## begin
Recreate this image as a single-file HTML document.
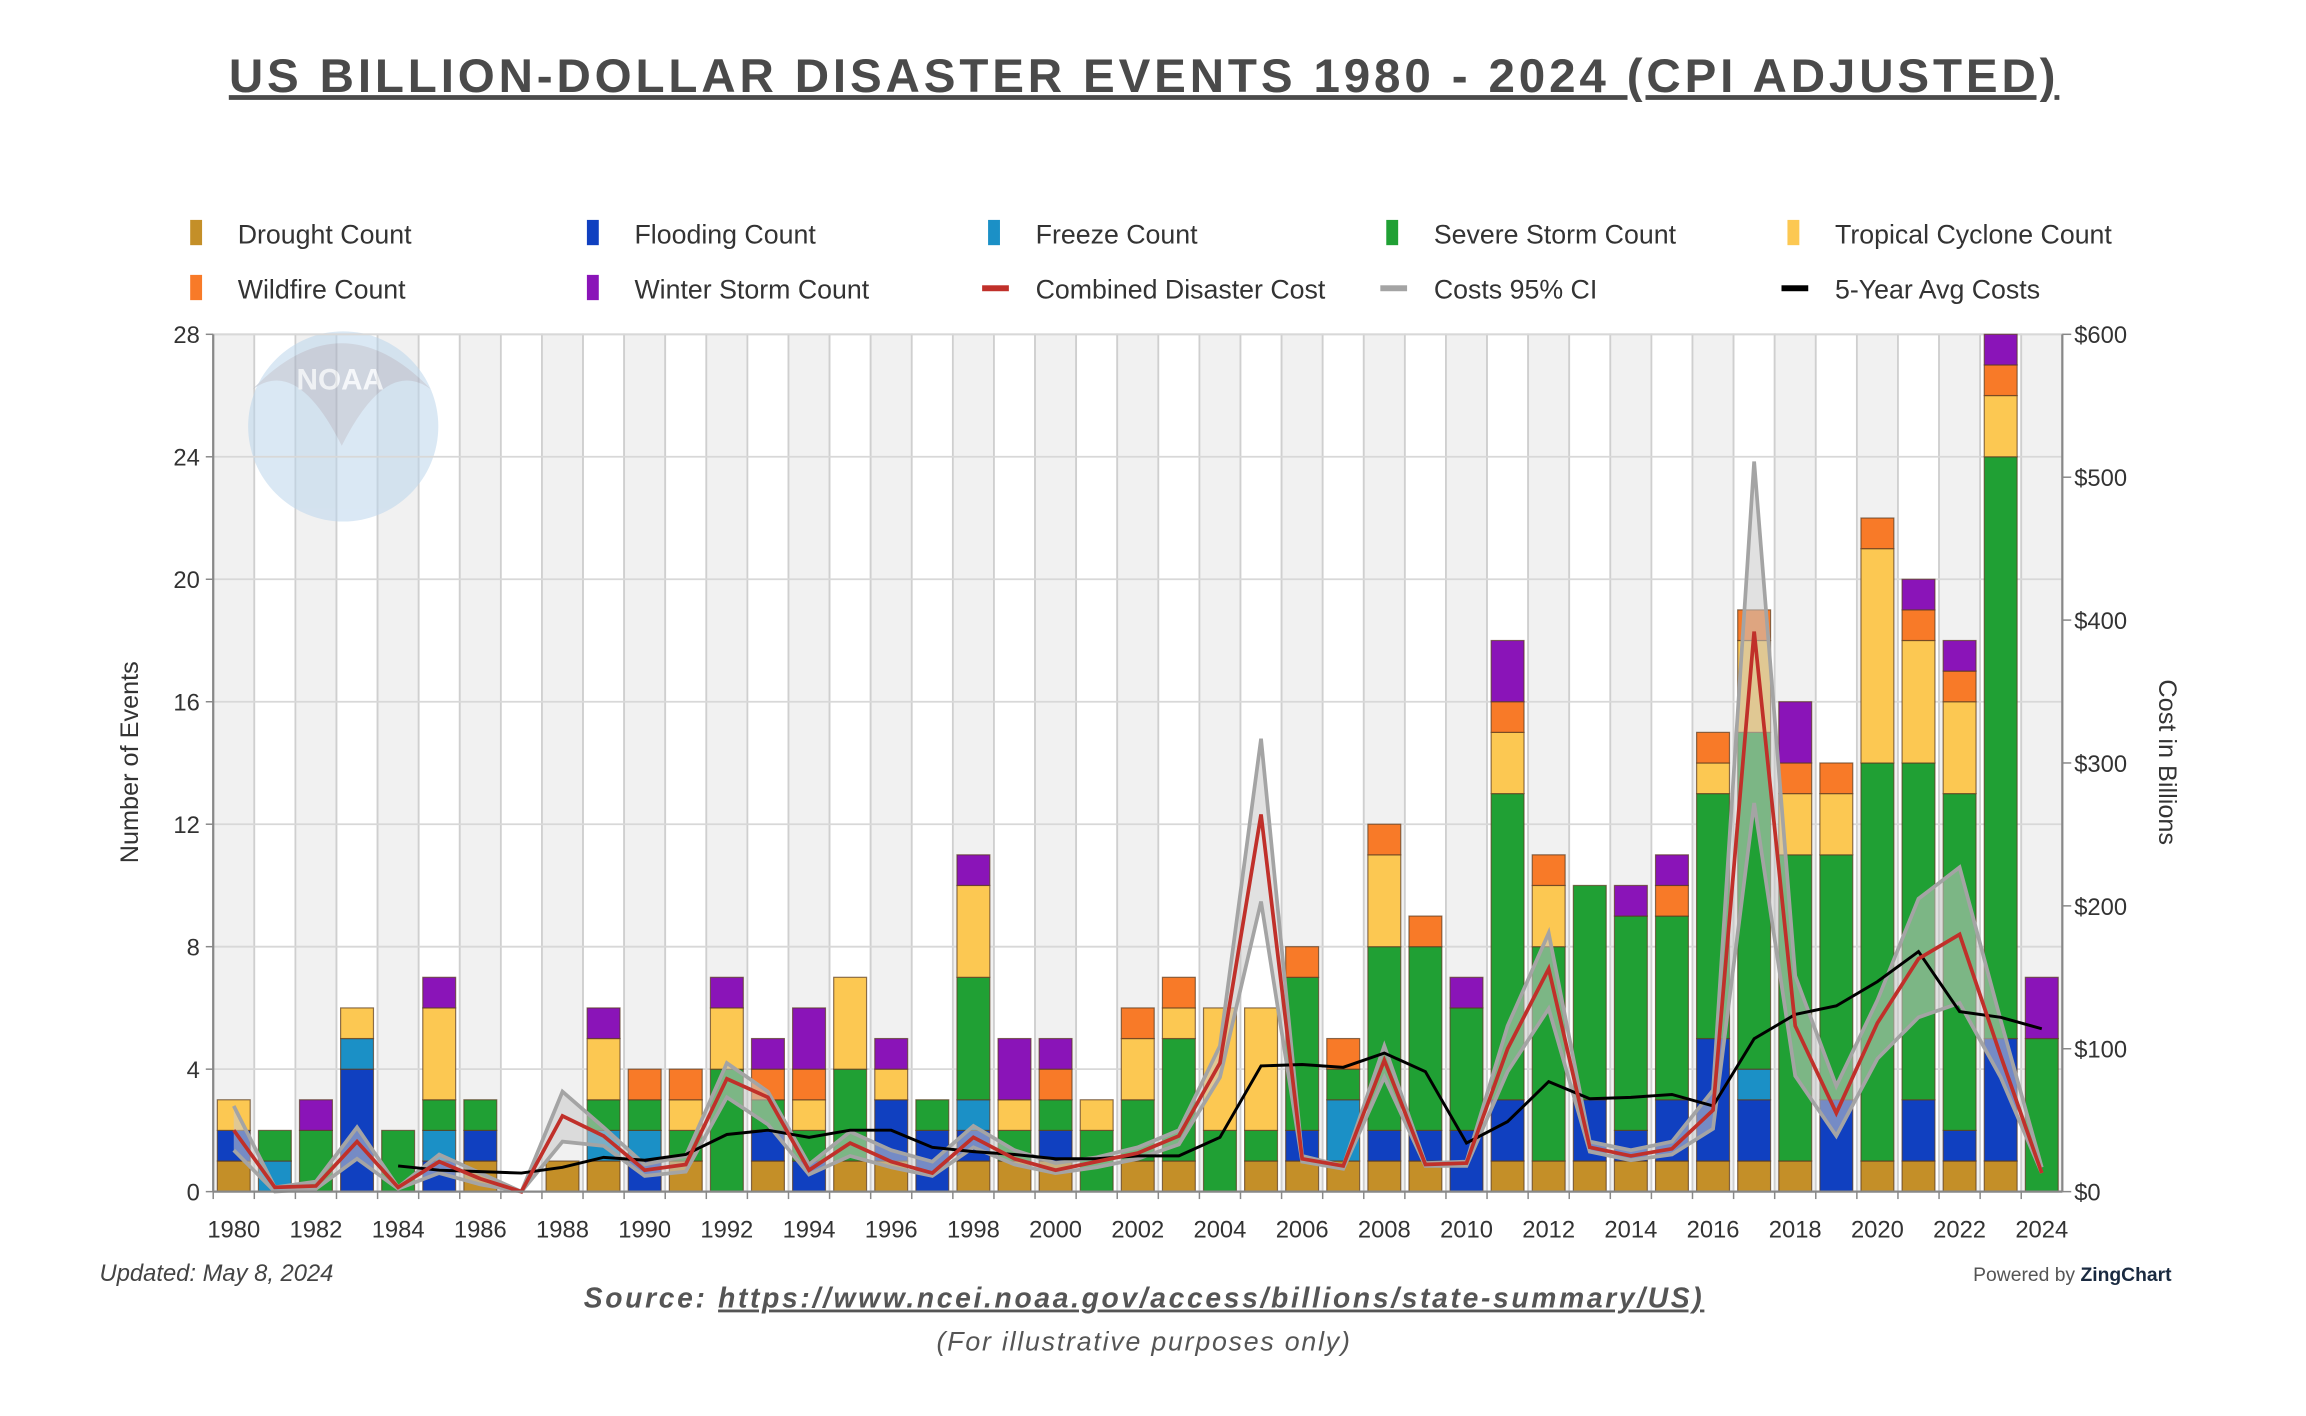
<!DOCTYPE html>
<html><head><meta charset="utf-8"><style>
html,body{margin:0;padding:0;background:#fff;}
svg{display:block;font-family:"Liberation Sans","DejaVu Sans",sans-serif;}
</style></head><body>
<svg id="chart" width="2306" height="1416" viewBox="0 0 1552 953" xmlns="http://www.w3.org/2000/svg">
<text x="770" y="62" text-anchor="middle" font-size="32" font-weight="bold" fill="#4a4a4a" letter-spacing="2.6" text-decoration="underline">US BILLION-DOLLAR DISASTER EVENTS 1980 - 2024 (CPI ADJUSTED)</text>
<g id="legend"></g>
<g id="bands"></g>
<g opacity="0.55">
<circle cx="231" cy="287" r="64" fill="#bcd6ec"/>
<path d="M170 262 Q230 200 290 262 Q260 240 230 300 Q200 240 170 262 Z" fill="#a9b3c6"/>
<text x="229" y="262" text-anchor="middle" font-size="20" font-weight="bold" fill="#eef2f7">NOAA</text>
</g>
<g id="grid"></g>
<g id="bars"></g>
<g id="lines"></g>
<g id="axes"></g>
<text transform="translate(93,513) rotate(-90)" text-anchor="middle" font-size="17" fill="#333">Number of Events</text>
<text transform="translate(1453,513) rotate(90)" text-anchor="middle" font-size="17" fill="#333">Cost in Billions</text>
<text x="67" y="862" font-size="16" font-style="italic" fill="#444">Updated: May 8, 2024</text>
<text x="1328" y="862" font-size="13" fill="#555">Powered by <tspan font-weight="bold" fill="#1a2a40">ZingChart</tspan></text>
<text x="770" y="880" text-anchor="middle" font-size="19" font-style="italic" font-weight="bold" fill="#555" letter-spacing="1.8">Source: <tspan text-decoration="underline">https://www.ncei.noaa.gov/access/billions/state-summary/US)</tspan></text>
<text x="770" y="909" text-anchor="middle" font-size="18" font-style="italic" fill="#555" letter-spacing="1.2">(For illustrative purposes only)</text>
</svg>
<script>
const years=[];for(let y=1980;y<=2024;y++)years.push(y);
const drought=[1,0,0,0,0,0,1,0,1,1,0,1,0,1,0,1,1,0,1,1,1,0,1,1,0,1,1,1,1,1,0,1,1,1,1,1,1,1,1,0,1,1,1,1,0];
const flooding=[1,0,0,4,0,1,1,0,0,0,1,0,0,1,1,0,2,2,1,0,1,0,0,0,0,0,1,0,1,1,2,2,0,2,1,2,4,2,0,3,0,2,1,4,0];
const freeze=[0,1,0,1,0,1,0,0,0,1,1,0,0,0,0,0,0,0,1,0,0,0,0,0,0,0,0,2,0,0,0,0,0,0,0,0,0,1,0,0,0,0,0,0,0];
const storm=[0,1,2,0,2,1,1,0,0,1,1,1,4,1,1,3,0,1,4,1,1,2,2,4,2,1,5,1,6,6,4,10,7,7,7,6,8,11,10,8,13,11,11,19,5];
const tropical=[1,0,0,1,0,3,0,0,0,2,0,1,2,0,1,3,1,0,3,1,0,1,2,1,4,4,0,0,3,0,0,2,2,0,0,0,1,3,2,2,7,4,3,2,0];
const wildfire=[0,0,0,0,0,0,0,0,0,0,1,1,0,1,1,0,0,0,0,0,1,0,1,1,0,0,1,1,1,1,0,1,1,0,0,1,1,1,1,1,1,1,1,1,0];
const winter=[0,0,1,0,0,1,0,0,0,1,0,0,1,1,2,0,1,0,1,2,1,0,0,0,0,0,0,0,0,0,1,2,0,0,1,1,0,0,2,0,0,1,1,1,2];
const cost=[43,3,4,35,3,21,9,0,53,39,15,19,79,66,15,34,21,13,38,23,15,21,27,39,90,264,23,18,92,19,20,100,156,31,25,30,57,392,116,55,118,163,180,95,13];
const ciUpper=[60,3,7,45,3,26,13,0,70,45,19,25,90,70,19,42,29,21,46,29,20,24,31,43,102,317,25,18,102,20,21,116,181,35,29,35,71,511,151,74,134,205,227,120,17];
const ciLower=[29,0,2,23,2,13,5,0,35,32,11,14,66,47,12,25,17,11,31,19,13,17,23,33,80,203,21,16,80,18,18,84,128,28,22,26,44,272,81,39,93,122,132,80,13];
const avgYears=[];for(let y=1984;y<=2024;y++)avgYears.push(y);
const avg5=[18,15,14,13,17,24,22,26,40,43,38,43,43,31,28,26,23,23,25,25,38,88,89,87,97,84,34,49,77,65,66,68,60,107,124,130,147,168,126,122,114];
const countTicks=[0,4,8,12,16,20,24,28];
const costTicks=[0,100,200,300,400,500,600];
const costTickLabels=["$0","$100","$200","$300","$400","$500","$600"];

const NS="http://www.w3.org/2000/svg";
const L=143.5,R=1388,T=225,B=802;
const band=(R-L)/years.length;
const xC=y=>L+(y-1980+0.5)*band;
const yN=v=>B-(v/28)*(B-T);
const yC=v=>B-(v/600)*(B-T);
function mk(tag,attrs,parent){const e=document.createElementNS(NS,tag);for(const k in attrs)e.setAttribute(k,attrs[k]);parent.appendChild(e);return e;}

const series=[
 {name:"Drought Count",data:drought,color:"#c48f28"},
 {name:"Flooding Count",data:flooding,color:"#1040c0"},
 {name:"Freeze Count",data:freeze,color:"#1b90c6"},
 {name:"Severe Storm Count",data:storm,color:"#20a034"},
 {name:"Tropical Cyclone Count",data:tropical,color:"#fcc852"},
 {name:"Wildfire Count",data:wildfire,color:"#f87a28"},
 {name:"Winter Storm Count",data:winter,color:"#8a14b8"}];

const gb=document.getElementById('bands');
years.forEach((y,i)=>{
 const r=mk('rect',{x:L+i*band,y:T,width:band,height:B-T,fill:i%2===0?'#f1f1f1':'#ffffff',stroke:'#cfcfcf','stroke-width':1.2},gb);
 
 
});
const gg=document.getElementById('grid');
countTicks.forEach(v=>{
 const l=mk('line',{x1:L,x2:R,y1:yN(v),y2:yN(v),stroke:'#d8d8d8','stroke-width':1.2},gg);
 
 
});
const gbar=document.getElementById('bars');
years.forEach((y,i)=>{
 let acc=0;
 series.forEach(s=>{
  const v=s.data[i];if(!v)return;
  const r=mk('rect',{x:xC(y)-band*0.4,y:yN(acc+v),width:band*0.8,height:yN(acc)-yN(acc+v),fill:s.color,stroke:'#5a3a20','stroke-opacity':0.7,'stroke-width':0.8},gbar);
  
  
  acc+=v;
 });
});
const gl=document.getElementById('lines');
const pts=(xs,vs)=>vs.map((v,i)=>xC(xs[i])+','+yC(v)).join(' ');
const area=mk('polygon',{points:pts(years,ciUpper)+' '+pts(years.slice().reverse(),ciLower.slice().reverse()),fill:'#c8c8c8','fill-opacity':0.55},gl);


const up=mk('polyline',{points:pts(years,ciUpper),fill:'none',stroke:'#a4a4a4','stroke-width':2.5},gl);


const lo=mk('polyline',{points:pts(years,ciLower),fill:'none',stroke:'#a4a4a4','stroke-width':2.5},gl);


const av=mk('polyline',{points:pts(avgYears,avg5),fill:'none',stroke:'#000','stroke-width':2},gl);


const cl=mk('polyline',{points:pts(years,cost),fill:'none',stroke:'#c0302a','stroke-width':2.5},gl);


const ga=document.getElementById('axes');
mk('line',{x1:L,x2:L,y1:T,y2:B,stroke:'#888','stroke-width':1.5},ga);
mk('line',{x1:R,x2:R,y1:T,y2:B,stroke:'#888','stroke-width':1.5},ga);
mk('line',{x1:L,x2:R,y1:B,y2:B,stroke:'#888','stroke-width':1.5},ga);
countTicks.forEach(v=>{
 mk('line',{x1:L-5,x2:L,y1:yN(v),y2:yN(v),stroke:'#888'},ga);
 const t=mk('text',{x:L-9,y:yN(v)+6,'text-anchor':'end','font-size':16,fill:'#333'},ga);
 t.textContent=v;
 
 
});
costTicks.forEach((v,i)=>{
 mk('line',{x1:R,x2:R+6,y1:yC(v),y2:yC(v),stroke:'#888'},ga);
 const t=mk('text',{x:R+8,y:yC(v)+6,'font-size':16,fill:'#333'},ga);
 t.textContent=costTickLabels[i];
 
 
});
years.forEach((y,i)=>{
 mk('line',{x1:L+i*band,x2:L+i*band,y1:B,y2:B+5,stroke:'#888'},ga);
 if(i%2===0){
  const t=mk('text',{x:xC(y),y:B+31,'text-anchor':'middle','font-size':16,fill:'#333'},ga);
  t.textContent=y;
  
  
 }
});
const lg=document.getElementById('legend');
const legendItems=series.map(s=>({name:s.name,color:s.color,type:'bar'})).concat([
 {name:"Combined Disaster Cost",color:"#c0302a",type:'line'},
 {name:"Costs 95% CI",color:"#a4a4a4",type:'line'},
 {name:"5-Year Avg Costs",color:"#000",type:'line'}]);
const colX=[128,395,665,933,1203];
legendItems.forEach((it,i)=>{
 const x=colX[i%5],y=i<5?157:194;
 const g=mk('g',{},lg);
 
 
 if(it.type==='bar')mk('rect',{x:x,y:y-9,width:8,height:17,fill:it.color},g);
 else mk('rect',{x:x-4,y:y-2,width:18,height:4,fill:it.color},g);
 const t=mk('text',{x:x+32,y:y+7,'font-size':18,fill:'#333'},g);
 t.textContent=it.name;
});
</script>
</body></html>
## end
Every line in the data that holds "document" should be copied out.

**Output below:**
Recreate this image as a single-file HTML document.
function mk(tag,attrs,parent){const e=document.createElementNS(NS,tag);for(const k in attrs)e.setAttribute(k,attrs[k]);parent.appendChild(e);return e;}
const gb=document.getElementById('bands');
const gg=document.getElementById('grid');
const gbar=document.getElementById('bars');
const gl=document.getElementById('lines');
const ga=document.getElementById('axes');
const lg=document.getElementById('legend');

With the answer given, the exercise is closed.